Farah (Afghanistan)- Le montagne segnano il profilo di questo territorio. Avvolte da quella che può sembrare una fitta nebbia, in realtà è sabbia. È polvere. Ti guardi intorno, pronto a raccogliere storie che sembrano tutte uguali, che parlano di uomini che non hanno paura di sacrificare se stessi. Poi, da lontano vedi arrivare un bambino. È in braccio al padre e bussa alla porte della base. Le perquisizioni di rito, e la visita in infermeria. Così ho conosciuto Hamidullah. Quella di Hamidullah è una storia che ti resterà dentro. Perché parla di un bambino di cinque anni, figlio di questo paese, della guerra e della povertà. Cinque anni, forse. Perché qui in Afghanistan, l’anno si riesce più o meno a recuperarlo, il giorno e il mese di nascita è a dir poco impossibile. Così accade per Amir, che non si sa neanche se è il padre di Hamidullah o per Abdullà, un presunto zio. Insomma, nessun documento, anagrafe zero e l’ultimo censimento risale alla fine degli anni ’70 e fu fatto dai russi.
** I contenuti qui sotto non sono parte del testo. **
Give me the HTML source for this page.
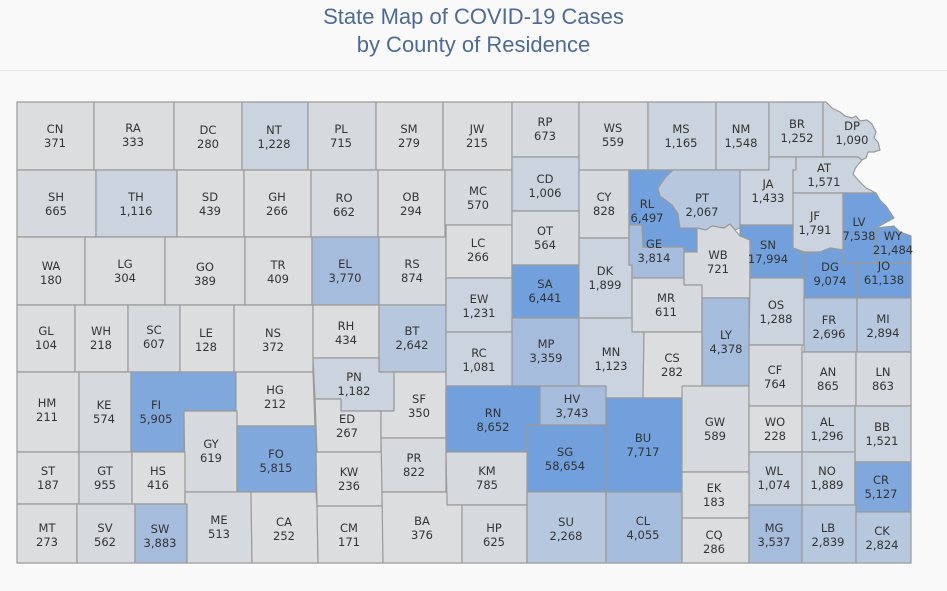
<!DOCTYPE html>
<html><head><meta charset="utf-8"><style>
html,body{margin:0;padding:0;background:#f9f9f9;}
body{width:947px;height:591px;overflow:hidden;position:relative;font-family:"Liberation Sans",sans-serif;}
.t{position:absolute;left:0;width:947px;text-align:center;color:#4e6a93;font-size:22px;line-height:28px;}
svg{position:absolute;left:0;top:0;}
polygon{stroke:#9a9a9a;stroke-width:1.2;stroke-linejoin:round;}
text{font-family:"DejaVu Sans","Liberation Sans",sans-serif;font-size:11.5px;fill:#333;text-anchor:middle;dominant-baseline:central;}
.a{fill:#dcdddf}.b{fill:#d6d9de}.c{fill:#cbd3de}.d{fill:#b7c8de}.e{fill:#a6bcdd}.f{fill:#80a8dc}.g{fill:#71a0dc}
</style></head><body>
<div class="t" style="top:3px">State Map of COVID-19 Cases</div>
<div class="t" style="top:31px">by County of Residence</div>
<div style="position:absolute;left:0;top:70px;width:947px;height:1px;background:#e6e6e6"></div>
<svg width="947" height="591" viewBox="0 0 947 591">
<g id="m"></g>
</svg>
<script>
var D=[
["CN",371,"17,102 94,102 94,170 17,170",55,129],
["RA",333,"94,102 174,102 174,170 94,170",133,128],
["DC",280,"174,102 242,102 242,170 174,170",208,130],
["NT",1228,"242,102 308,102 308,170 242,170",274,130],
["PL",715,"308,102 376,102 376,170 308,170",341,129],
["SM",279,"376,102 443,102 443,170 376,170",409,129],
["JW",215,"443,102 512,102 512,170 443,170",477,129],
["RP",673,"512,102 579,102 579,157 512,157",545,122],
["WS",559,"579,102 648,102 648,170 579,170",613,128],
["MS",1165,"648,102 716,102 716,170 648,170",681,129],
["NM",1548,"716,102 769,102 769,170 716,170",741,129],
["BR",1252,"769,102 823,102 823,157 769,157",797,124],
["DP",1090,"823,102 826,102 832,108 840,112 845,116 852,118 856,116 860,121 867,120 872,124 876,132 874,138 878,142 880,150 874,152 868,152 866,158 862,160 858,157 823,157",852,126],
["SH",665,"17,170 96,170 96,237 17,237",56,197],
["TH",1116,"96,170 177,170 177,237 96,237",136,197],
["SD",439,"177,170 244,170 244,237 177,237",210,197],
["GH",266,"244,170 311,170 311,237 244,237",277,197],
["RO",662,"311,170 378,170 378,237 311,237",344,198],
["OB",294,"378,170 445,170 445,237 378,237",411,197],
["MC",570,"445,170 512,170 512,225 445,225",478,191],
["CD",1006,"512,157 579,157 579,211 512,211",545,179],
["CY",828,"579,170 629,170 629,238 579,238",604,197],
["RL",6497,"629,170 673,170 665,178 658,188 660,196 672,205 678,214 680,228 697,228 697,252 684,252 684,247 643,247 642,225 629,225",647,204],
["PT",2067,"673,170 740,170 740,228 735,230 730,224 724,228 712,226 706,230 697,228 680,228 678,214 672,205 660,196 658,188 665,178",702,198],
["JA",1433,"740,170 769,170 769,157 796,157 796,225 740,225",768,184],
["AT",1571,"796,157 858,157 862,160 856,167 853,174 858,180 866,188 876,193 793,193 793,170 796,170",824,168],
["WA",180,"17,237 85,237 85,305 17,305",51,266],
["LG",304,"85,237 165,237 165,305 85,305",125,264],
["GO",389,"165,237 245,237 245,305 165,305",205,267],
["TR",409,"245,237 312,237 312,305 245,305",278,265],
["EL",3770,"312,237 379,237 379,305 312,305",345,264],
["RS",874,"379,237 446,237 446,305 379,305",412,264],
["LC",266,"446,225 512,225 512,278 446,278",478,243],
["OT",564,"512,211 579,211 579,265 512,265",545,231],
["SA",6441,"512,265 579,265 579,318 512,318",545,284],
["DK",1899,"579,238 629,238 629,265 632,265 632,318 579,318",605,271],
["GE",3814,"629,225 642,225 643,247 684,247 684,278 632,278 632,265 629,265",654,244],
["WB",721,"697,228 706,230 712,226 724,228 730,224 735,230 740,236 750,240 750,298 702,298 702,285 684,285 684,252 697,252",718,255],
["SN",17994,"740,225 793,225 793,248 804,253 804,278 750,278 750,240 740,236",768,245],
["JF",1791,"793,193 843,193 843,250 830,248 820,252 804,252 793,248",815,216],
["LV",7538,"843,193 876,193 880,200 886,206 890,212 894,218 876,228 876,263 857,263 843,264",859,222],
["WY",21484,"876,228 894,226 900,232 911,236 911,263 876,263",893,236],
["DG",9074,"804,253 820,252 830,248 843,250 843,264 857,263 857,298 804,298",830,267],
["JO",61138,"857,263 911,263 911,298 857,298",884,266],
["OS",1288,"750,278 804,278 804,345 749,345",776,305],
["MR",611,"632,278 684,278 684,285 702,285 702,332 632,332",666,298],
["LY",4378,"702,298 749,298 749,386 702,386",726,335],
["GL",104,"17,305 75,305 75,372 17,372",46,331],
["WH",218,"75,305 128,305 128,372 75,372",101,331],
["SC",607,"128,305 180,305 180,372 128,372",154,330],
["LE",128,"180,305 234,305 234,372 180,372",206,333],
["NS",372,"234,305 313,305 313,372 234,372",273,333],
["RH",434,"313,305 379,305 379,358 313,358",346,326],
["BT",2642,"379,305 446,305 446,372 379,372",412,331],
["EW",1231,"446,278 512,278 512,332 446,332",479,299],
["MP",3359,"512,318 579,318 579,386 512,386",546,344],
["MN",1123,"579,318 632,318 632,332 644,332 643,398 606,398 606,386 579,386",611,352],
["CS",282,"644,332 702,332 702,398 643,398",672,358],
["FR",2696,"804,298 857,298 857,352 804,352",829,320],
["MI",2894,"857,298 911,298 911,352 857,352",883,319],
["RC",1081,"446,332 512,332 512,386 446,386",479,353],
["HM",211,"17,372 79,372 79,452 17,452",47,403],
["KE",574,"79,372 131,372 131,452 79,452",104,405],
["FI",5905,"131,372 236,372 236,411 184,411 184,452 131,452",156,405],
["HG",212,"236,372 313,372 315,426 237,426 236,411",275,390],
["PN",1182,"313,358 379,358 379,372 394,372 394,411 341,411 341,399 315,399",354,377],
["ED",267,"315,399 341,399 341,411 381,411 381,452 317,452 316,426",347,419],
["SF",350,"394,372 446,372 446,438 381,438 381,411 394,411",419,399],
["GY",619,"184,411 237,411 237,492 185,492",211,444],
["FO",5815,"237,426 316,426 316,492 237,492",276,454],
["RN",8652,"446,386 540,386 540,425 527,425 527,452 446,452",493,413],
["HV",3743,"540,386 606,386 606,425 540,425",572,399],
["BU",7717,"606,398 682,398 682,492 606,492",643,438],
["GW",589,"682,386 749,386 749,472 682,472",715,422],
["CF",764,"749,345 802,345 802,406 749,406",775,370],
["AN",865,"802,352 856,352 856,406 802,406",828,372],
["LN",863,"856,352 911,352 911,406 856,406",883,372],
["ST",187,"17,452 79,452 79,504 17,504",48,471],
["GT",955,"79,452 132,452 132,504 79,504",105,471],
["HS",416,"132,452 185,452 185,504 132,504",158,471],
["KW",236,"316,452 382,452 382,506 317,506",349,472],
["PR",822,"381,438 446,438 446,492 382,492",414,458],
["SG",58654,"527,425 606,425 606,492 527,492",565,452],
["KM",785,"446,452 527,452 527,505 447,505",487,471],
["WO",228,"749,406 802,406 802,452 749,452",775,422],
["AL",1296,"802,406 855,406 855,452 802,452",827,422],
["BB",1521,"855,406 911,406 911,462 855,462",882,427],
["WL",1074,"749,452 802,452 802,505 749,505",774,471],
["NO",1889,"802,452 855,452 855,505 802,505",827,471],
["CR",5127,"855,462 911,462 911,512 855,512",881,480],
["EK",183,"682,472 749,472 749,518 682,518",714,488],
["MT",273,"17,504 77,504 77,563 17,563",47,528],
["SV",562,"77,504 135,504 135,563 77,563",105,528],
["SW",3883,"135,504 187,504 187,563 135,563",160,529],
["ME",513,"185,492 251,492 252,563 187,563 187,504 185,504",219,520],
["CA",252,"251,492 316,492 317,506 318,563 252,563",284,522],
["CM",171,"317,506 383,506 383,563 318,563",349,528],
["BA",376,"382,492 447,492 447,505 462,505 462,563 383,563",422,521],
["HP",625,"462,505 527,505 527,563 462,563",494,528],
["SU",2268,"527,492 606,492 606,563 527,563",566,522],
["CL",4055,"606,492 682,492 682,563 606,563",643,521],
["CQ",286,"682,518 749,518 749,563 682,563",714,535],
["MG",3537,"749,505 802,505 802,563 749,563",774,528],
["LB",2839,"802,505 856,505 856,563 802,563",828,528],
["CK",2824,"856,512 911,512 911,563 856,563",882,531]
];
function cl(v){return v<500?"a":v<1000?"b":v<2000?"c":v<3000?"d":v<5000?"e":v<6000?"f":"g";}
var s="";
D.forEach(function(d){s+='<polygon class="'+cl(d[1])+'" points="'+d[2]+'"/>';});
D.forEach(function(d){s+='<text x="'+d[3]+'" y="'+d[4]+'">'+d[0]+'</text><text x="'+d[3]+'" y="'+(d[4]+14)+'">'+d[1].toLocaleString("en-US")+'</text>';});
document.getElementById("m").innerHTML=s;
</script>
</body></html>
Hamidullah è arrivato in infermeria qualche mese fa con un piede ferito. Aveva una pietra conficcata nella pianta destra. La ferita ha fatto infezione e se non fosse stato per l’intervento dei medici militari italiani, non avremmo potuto nemmeno conoscerlo.
“Questa storia è una storia che tocca i sentimenti – mi dice commosso e allo stesso tempo entusiasta, Andrea Polo, il medico militare che ogni giorno visita Hamidullah- in un villaggio qui in zona abbiamo incontrato questo bambino e mi ha subito colpito il buco nel piede che, secondo me, è una visione emblematica della povertà, della miseria e dei danni della guerra nei confronti della popolazione infantile. Siamo convinti che aiutare Hamidullah, da una parte, significhi accendere una luce nuova su questa popolazione, che nemmeno il mondo sa che esiste…e aiutare questo bambino, almeno noi lo speriamo, è aiutare tutti i bambini dell’Afghanistan”.
Restava un altro problema, però, quello della schiena, dove era stata riscontrata una massa tumorale. Non si sa di che entità. Occorreva un intervento medico in Italia, e il reggimento dei Lagunari “Serenissima” ha fatto il tutto per agevolare le lunghe pratiche burocratiche italiane ed europee. Con la consegna dei documenti, era stato raggiunto un primo obiettivo. Poi, l'empasse. Dalla notte al giorno, la famiglia di Hamidullah ha lasciato il villaggio e la casa dove viveva. I talebani hanno minacciato il padre: "se ti fai aiutare dagli occidentali, è la fine". Da qui la fuga: le possibilità di Hamidullah di avere un futuro si sono dissolte nel nulla.
Io, Hamidullah e la sua famiglia |
È strano come lo sguardo di un bambino ti possa restare dentro. Non dimenticherò mai il volto di Hamidullah, che per me rappresenta tutto il mio Afghanistan. Racchiude l’espressione di un paese, anch’esso sofferente ma pieno di speranza. Quegli occhi ti restano dentro e quando vai via, non puoi far altro che pensarci e ripensarci.
Andrea è un medico straordinario e idealista ai limiti della follia, convinto che salvare il piccolo paziente, significa salvare tutti i bimbi e quindi tutti noi dalla pazzia della guerra. Gira il solito detto, che poi in tanti hanno riadattato un po’ per tutti i paesi dove la guerra si combatte con la vita, che recitava così: “noi abbiamo gli orologi…loro il tempo”. Chissà se anche Hamidullah avrà del tempo...
Mi piacerebbe incontrarlo di nuovo Hamidullah, magari proprio del suo paese. Ma non adesso. Tra venti anni, forse. Quasi come accade in una favola. Perchè significherebbe che è riuscito a farcela e soprattutto che è diventato grande. Ma non potrà essere così, purtroppo. Il finale "e vissero felici e contenti" non è stato scritto per chi vive in Afghanistan.